Если для того, чтобы объединить группу светских людей, необходим эдакий основательный коллективный эгоизм, своего рода защита против скуки, то, без сомнения, никогда еще свет не знал большей скуки, чем та, что обуревала стариков в 1750-е годы. Именно у представителей этого поколения отвращение к жизни достигло апогея. Между ними и бездонной пропастью, именуемой скукой, не оставалось никакого барьера. Может, религия? Но почти все эти люди перестали верить еще на исходе отрочества. Мадам Дюдеффан, живя в монастыре, произносила безбожные речи перед подругами. Дабы наставить ее на путь истинный, семейство отправило к ней самого Масийона[69]. Прелат выслушал малышку, излагающую свои взгляды, и искренне сказал: «Она очаровательна», но поскольку аббатиса настойчиво вопрошала, какие книги следует давать послушнице, Масийон добавил: «Дайте ей катехизис за пять су», и больше из него ничего было вытянуть нельзя. Девочка так и не обрела веру. Подруги были ей под стать. Как-то маршал Люксембург, открыв наугад Библию, сказал: «Какой стиль! Фи, какой ужасный стиль!», и шутка имела большой успех.

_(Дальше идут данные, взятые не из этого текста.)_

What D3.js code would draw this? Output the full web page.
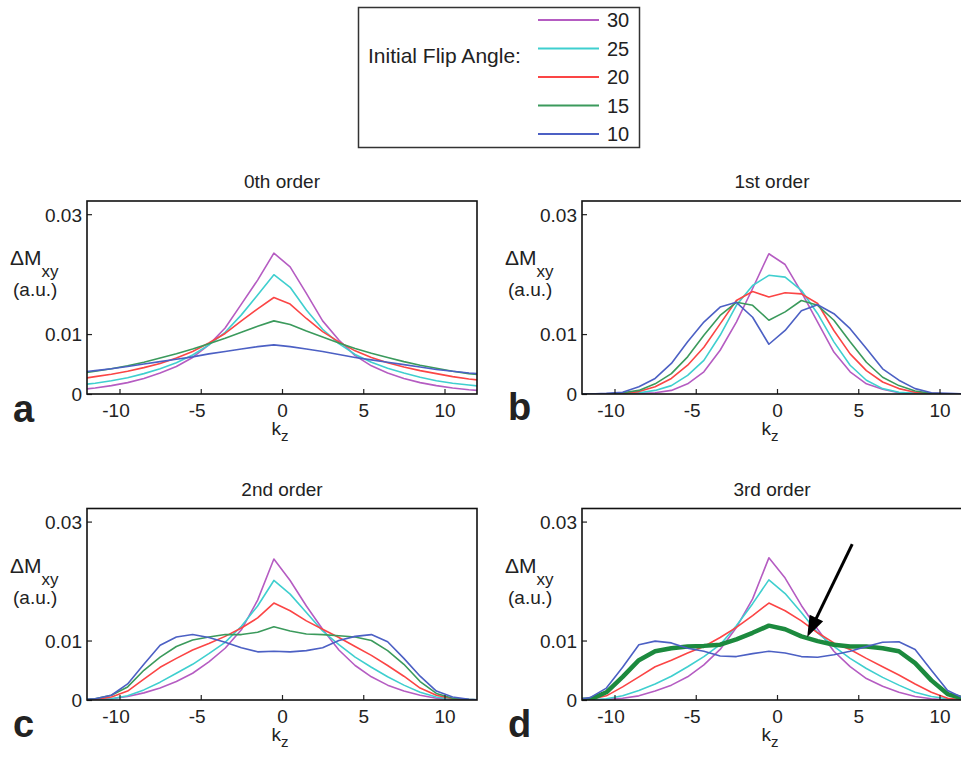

В самом деле, в истинной религии есть такой пыл и такая серьезность, что эти дамы были шокированы.

Если бы еще они тяготели к иному пылу и иной серьезности, свойственным, к примеру, салону-конкуренту, хозяйкой которого была мадемуазель де Леспинас[70], то, возможно, обрели бы вкус к тому, что именуется ныне «философией». Но философы вызывали у них ужас. О Руссо, как и о Библии, они с удовольствием сказали бы: «Какой стиль! Фи, какой ужасный стиль!» Когда Вольтер набрасывается на религию, мадам Дюдеффан укоряет его: это дурно. Когда Д’Аламбер[71] увлекается политикой, она отталкивает его: «Некоторые статьи грешили тенденциозностью, и сдается мне, что здравый смысл ему в этих случаях отказывал». Нет, она не принадлежит ни к поколению энциклопедистов, ни к поколению мадам де Ментенон[72], она из переходного, промежуточного поколения, лишенного ритуалов и этикета времен Людовика XIV, которые могли бы занять и заполнить жизнь, и в то же время еще не открывшего для себя того, чем станут жить Руссо и позднее романтики, – радости живых чувств; она из поколения, знавшего одну лишь страсть – отвращение ко всякой страсти.